Keep to the lines from the line containing "What D3.js code" through the line containing "var y = d3.scaleLinear().domain([0, 30]).range([408, 60]);": copy them exactly and leave every picture out.

Code that draws figures
## start
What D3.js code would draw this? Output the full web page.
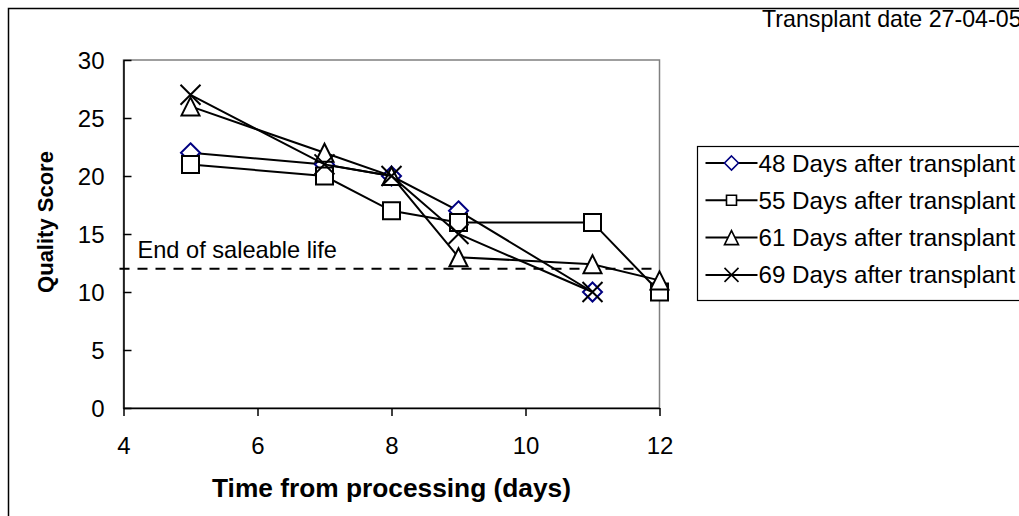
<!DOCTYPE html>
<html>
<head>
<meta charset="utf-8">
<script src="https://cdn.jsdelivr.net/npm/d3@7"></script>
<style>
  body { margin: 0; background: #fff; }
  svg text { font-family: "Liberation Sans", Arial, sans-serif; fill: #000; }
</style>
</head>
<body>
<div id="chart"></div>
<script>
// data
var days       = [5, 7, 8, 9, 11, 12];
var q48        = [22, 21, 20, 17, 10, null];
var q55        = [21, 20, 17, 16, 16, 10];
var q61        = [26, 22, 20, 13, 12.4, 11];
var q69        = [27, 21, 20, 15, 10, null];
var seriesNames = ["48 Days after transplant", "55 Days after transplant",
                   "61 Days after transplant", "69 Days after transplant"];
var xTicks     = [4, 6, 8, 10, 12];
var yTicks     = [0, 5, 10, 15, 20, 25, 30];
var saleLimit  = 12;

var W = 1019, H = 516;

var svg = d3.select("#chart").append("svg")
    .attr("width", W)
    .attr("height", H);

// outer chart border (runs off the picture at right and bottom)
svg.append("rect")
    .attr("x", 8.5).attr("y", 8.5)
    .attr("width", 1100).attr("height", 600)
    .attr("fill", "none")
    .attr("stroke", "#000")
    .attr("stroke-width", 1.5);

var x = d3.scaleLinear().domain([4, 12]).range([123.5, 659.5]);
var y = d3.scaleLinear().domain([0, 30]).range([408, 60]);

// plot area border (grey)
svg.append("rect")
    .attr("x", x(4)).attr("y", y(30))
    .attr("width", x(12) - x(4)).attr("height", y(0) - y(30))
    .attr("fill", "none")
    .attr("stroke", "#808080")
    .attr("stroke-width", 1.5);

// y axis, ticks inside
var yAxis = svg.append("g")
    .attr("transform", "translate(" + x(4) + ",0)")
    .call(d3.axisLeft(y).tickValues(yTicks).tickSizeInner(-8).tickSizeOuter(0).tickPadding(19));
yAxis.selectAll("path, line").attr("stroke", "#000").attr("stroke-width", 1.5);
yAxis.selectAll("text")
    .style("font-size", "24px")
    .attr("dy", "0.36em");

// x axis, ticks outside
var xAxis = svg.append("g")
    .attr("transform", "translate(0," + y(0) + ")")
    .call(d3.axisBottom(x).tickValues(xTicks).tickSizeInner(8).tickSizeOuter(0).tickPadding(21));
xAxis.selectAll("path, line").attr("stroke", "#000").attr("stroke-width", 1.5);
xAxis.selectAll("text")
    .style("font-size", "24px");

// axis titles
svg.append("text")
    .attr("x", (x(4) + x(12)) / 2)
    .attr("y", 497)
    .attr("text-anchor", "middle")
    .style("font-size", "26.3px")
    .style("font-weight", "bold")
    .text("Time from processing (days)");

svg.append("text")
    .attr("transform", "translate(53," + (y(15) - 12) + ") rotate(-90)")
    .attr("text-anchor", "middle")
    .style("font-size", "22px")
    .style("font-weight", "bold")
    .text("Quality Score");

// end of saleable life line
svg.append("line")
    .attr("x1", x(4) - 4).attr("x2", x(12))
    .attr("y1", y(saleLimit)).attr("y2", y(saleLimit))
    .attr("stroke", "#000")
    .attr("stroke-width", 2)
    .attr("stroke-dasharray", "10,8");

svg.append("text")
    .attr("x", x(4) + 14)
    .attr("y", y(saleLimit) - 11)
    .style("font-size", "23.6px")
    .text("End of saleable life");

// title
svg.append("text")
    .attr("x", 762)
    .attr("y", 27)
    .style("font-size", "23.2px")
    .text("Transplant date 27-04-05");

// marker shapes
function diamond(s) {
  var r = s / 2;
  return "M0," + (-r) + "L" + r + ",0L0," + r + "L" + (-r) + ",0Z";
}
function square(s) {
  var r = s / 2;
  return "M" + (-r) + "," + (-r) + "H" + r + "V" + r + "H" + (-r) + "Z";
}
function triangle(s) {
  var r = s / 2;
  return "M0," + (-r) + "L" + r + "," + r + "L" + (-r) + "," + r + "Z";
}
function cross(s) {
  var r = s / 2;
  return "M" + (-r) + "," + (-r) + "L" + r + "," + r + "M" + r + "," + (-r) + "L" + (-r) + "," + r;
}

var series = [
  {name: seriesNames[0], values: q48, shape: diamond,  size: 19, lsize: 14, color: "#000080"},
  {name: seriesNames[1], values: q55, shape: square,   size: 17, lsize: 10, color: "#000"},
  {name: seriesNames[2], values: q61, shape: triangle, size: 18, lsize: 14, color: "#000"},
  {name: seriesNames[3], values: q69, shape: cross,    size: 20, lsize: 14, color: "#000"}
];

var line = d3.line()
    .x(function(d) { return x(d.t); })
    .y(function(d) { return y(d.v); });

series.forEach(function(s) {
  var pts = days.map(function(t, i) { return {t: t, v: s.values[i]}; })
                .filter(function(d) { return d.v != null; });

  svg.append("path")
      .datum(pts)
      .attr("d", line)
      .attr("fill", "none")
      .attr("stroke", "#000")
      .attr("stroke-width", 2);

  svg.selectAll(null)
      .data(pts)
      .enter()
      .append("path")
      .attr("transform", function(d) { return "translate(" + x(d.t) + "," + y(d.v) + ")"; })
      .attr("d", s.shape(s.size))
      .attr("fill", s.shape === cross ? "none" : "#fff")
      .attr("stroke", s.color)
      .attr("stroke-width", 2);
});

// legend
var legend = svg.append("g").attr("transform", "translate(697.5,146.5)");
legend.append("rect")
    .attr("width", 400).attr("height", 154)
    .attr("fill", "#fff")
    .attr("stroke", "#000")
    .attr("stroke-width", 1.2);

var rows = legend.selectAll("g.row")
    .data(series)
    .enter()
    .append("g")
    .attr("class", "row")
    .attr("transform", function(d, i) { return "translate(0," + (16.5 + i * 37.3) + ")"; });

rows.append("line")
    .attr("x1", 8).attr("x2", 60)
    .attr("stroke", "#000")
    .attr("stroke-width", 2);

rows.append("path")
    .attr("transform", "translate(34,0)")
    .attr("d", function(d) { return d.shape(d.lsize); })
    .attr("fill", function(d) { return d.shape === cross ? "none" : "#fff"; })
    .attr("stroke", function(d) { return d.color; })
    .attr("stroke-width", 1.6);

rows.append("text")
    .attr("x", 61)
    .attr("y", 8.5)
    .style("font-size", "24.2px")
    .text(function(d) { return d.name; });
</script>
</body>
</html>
## end
## start
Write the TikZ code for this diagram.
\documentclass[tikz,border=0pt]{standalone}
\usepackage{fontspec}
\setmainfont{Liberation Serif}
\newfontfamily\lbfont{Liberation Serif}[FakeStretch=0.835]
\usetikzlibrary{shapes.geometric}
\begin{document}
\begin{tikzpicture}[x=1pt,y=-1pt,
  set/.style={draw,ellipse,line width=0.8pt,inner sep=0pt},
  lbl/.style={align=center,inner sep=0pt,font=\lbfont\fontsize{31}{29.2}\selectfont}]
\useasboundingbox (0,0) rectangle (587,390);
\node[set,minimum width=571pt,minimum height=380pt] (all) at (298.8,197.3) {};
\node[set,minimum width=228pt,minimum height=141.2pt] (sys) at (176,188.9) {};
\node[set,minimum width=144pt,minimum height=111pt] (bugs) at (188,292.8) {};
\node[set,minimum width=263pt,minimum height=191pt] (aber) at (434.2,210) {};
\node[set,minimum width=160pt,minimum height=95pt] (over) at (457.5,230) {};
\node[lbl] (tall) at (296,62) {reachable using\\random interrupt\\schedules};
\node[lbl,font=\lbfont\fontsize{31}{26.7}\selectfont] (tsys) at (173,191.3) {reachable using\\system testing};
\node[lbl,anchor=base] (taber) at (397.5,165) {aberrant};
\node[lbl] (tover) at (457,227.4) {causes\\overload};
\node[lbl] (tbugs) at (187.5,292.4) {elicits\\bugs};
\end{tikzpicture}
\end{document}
## end
## start
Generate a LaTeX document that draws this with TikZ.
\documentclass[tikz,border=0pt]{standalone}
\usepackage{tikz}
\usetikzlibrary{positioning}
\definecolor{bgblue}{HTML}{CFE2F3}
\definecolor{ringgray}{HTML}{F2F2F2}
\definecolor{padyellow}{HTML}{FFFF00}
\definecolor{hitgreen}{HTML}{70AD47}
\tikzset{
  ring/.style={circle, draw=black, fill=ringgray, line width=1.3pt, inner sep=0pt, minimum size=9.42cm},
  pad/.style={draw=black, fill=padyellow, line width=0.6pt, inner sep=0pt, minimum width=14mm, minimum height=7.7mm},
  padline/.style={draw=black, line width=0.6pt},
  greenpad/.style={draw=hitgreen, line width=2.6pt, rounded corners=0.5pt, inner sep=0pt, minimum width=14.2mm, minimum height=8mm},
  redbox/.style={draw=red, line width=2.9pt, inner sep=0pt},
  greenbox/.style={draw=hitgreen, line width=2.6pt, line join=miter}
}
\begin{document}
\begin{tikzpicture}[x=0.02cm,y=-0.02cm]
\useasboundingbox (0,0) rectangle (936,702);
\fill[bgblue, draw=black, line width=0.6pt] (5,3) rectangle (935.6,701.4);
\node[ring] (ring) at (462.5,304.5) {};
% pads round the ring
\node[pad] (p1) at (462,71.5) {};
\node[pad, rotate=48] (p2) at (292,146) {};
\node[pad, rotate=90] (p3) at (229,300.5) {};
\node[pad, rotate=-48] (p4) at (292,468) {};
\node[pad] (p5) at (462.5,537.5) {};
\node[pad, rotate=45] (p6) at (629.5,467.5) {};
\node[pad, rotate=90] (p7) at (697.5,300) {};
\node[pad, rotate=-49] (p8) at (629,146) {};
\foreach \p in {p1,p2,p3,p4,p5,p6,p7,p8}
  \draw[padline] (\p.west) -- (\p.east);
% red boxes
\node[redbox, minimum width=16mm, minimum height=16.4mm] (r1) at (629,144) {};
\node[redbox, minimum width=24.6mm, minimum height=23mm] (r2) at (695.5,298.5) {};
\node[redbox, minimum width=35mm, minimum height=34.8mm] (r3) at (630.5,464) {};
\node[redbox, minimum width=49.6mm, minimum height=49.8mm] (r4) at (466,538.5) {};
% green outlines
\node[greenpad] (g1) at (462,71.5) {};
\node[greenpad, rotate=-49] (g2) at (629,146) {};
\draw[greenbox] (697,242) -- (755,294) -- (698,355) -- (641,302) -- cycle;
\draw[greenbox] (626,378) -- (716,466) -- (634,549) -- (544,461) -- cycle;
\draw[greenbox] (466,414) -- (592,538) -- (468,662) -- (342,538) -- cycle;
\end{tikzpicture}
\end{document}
## end
* [Reply]
What D3.js code would draw this? Output the full web page.
<!DOCTYPE html>
<html>
<head>
<meta charset="utf-8">
<script src="https://cdn.jsdelivr.net/npm/d3@7"></script>
<style>
  body { margin: 0; background: #fff; }
  svg text { font-family: "Liberation Sans", Arial, sans-serif; fill: #000; }
</style>
</head>
<body>
<div id="chart"></div>
<script>
// data
var days       = [5, 7, 8, 9, 11, 12];
var q48        = [22, 21, 20, 17, 10, null];
var q55        = [21, 20, 17, 16, 16, 10];
var q61        = [26, 22, 20, 13, 12.4, 11];
var q69        = [27, 21, 20, 15, 10, null];
var seriesNames = ["48 Days after transplant", "55 Days after transplant",
                   "61 Days after transplant", "69 Days after transplant"];
var xTicks     = [4, 6, 8, 10, 12];
var yTicks     = [0, 5, 10, 15, 20, 25, 30];
var saleLimit  = 12;

var W = 1019, H = 516;

var svg = d3.select("#chart").append("svg")
    .attr("width", W)
    .attr("height", H);

// outer chart border (runs off the picture at right and bottom)
svg.append("rect")
    .attr("x", 8.5).attr("y", 8.5)
    .attr("width", 1100).attr("height", 600)
    .attr("fill", "none")
    .attr("stroke", "#000")
    .attr("stroke-width", 1.5);

var x = d3.scaleLinear().domain([4, 12]).range([123.5, 659.5]);
var y = d3.scaleLinear().domain([0, 30]).range([408, 60]);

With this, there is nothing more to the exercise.